On a more personal level, your grandchildren may never have the opportunity of discovery that you had when you found an old box of letters and photos in the attic.

All of these issues–technological obsolescence, legal restrictions, corporate ownership of materials, corruption due to malice or inattention, and the ephemeral nature of the bits themselves–all contribute to what internet pioneer Vint Cerf has called the digital black hole.

Our lives are digital now, and all of our emails, texts, photos, and videos are certain to be lost without the active intervention and thoughtful practice of digital archivists. All of it.

People tend to think that the information they need is just there. You can get the book you need from the library, and a Google search will turn up that New York Times article from ten years ago, and the title to your house is on file with the local government.

Those materials are indeed there. Go check.
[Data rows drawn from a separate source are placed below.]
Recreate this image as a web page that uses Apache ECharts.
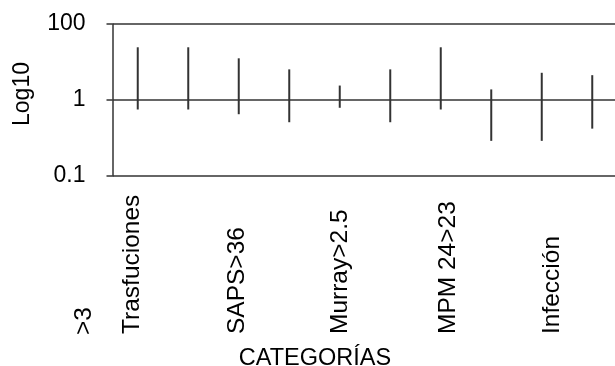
<!DOCTYPE html>
<html>
<head>
<meta charset="utf-8">
<script src="https://cdn.jsdelivr.net/npm/echarts@6/dist/echarts.min.js"></script>
<style>
html,body{margin:0;padding:0;background:#fff;}
#c{width:615px;height:366px;}
</style>
</head>
<body>
<div id="c"></div>
<script>
// Category labels (only every other one is printed on the axis in the reference)
var categories = ['Trasfuciones', '', 'SAPS>36', '', 'Murray>2.5', '', 'MPM 24>23', '', 'Infección', ''];
// Interval limits (in the units printed on the axis)
var upperValues = [24.4, 24.4, 12.5, 6.4, 2.4, 6.4, 24.4, 1.9, 5.2, 4.5];
var lowerValues = [0.75, 0.75, 0.65, 0.51, 0.79, 0.51, 0.75, 0.29, 0.29, 0.42];
// Tick labels of the y axis (equally spaced in the reference)
var yTickLabels = ['0.1', '1', '100'];
var extraLabel = '>3';

// small horizontal nudges of the printed labels (style only, px)
var labelNudge = [-6, 0, -2, 0, 0, 0, 7, 0, 10, 0];

// Axis position: 0.1 -> -1, 1 -> 0, 100 -> 1 (equal spacing as in the reference)
function toAxis(v) {
  var l = Math.log10(v);
  return l >= 0 ? l / 2 : l;
}

var seriesData = categories.map(function (c, i) {
  return [i, toAxis(lowerValues[i]), toAxis(upperValues[i])];
});

var FONT = 'Liberation Sans, Arial, Helvetica, sans-serif';
var LINE = '#333';

var rich = {};
labelNudge.forEach(function (d, i) {
  rich['n' + i] = {
    fontFamily: FONT, fontSize: 24.5, color: '#000',
    padding: d >= 0 ? [2 * d, 0, 0, 0] : [0, 0, -2 * d, 0]
  };
});

var chart = echarts.init(document.getElementById('c'), null, {renderer: 'canvas'});
chart.setOption({
  animation: false,
  backgroundColor: '#fff',
  grid: {left: 112.5, right: -2.5, top: 24, bottom: 190, containLabel: false, outerBoundsMode: 'none'},
  xAxis: {
    type: 'category',
    data: categories,
    boundaryGap: true,
    axisLine: {show: false},
    axisTick: {show: false},
    splitLine: {show: false},
    axisLabel: {
      interval: 0,
      rotate: 90,
      align: 'left',
      verticalAlign: 'middle',
      margin: 158,
      fontFamily: FONT,
      fontSize: 24.5,
      color: '#000',
      rich: rich,
      formatter: function (v, i) {
        return v ? '{n' + i + '|' + v + '}' : '';
      }
    },
    name: 'CATEGORÍAS',
    nameLocation: 'middle',
    nameGap: 171,
    nameMoveOverlap: false,
    nameTextStyle: {fontFamily: FONT, fontSize: 23.5, color: '#000', padding: [0, 100, 0, 0]}
  },
  yAxis: {
    type: 'value',
    min: -1,
    max: 1,
    interval: 1,
    axisLine: {show: true, lineStyle: {color: LINE, width: 1.5}},
    axisTick: {show: true, inside: false, length: 6, lineStyle: {color: LINE, width: 1.5}},
    splitLine: {show: true, lineStyle: {color: LINE, width: 1.5}},
    axisLabel: {
      margin: 27,
      fontFamily: FONT,
      fontSize: 23,
      color: '#000',
      formatter: function (v) {
        return yTickLabels[Math.round(v) + 1];
      }
    },
    name: 'Log10',
    nameLocation: 'middle',
    nameGap: 78,
    nameRotate: 90,
    nameMoveOverlap: false,
    nameTextStyle: {fontFamily: FONT, fontSize: 23, color: '#000', padding: [0, 0, 0, 12]}
  },
  graphic: [{
    type: 'text',
    x: 84,
    y: 335,
    rotation: Math.PI / 2,
    style: {
      text: extraLabel,
      font: '24.5px ' + FONT,
      fill: '#000',
      align: 'left',
      verticalAlign: 'middle'
    }
  }],
  series: [{
    type: 'custom',
    data: seriesData,
    encode: {x: 0, y: [1, 2]},
    renderItem: function (params, api) {
      var p1 = api.coord([api.value(0), api.value(1)]);
      var p2 = api.coord([api.value(0), api.value(2)]);
      return {
        type: 'line',
        shape: {x1: p1[0], y1: p1[1], x2: p2[0], y2: p2[1]},
        style: {stroke: LINE, lineWidth: 2}
      };
    }
  }]
});
</script>
</body>
</html>
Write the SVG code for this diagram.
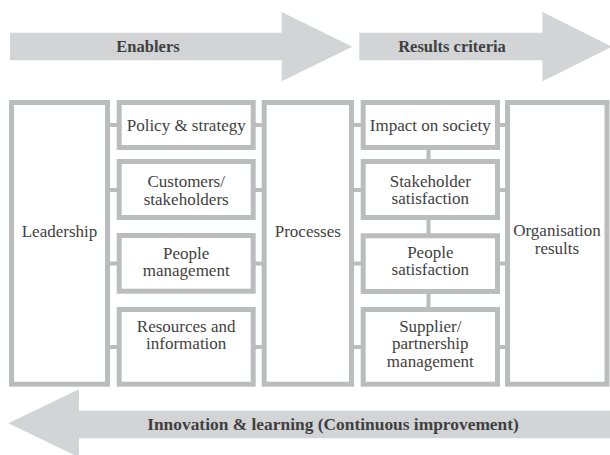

But they’re not just there. They’re there because someone took the time to put them there. And someone continues to take the time to make sure they’re safe and intact and you can get to them.

Yet despite the fact that your business and your government and you personally depend on all of the stuff to be there, digital archivists have a hard time explaining why what they do is important, or why anyone should pay for it. People don’t understand the value of preservation until it’s too late, until that day when they can’t find the really important thing they’re looking for because it’s gone. Just gone.

That’s a high price to pay.

Now imagine an entire culture having to pay that price. An entire civilization.

Are you willing to take that risk? That it’ll all just be there without anyone putting in the work to make it happen?

All right then. Go thank an archivist.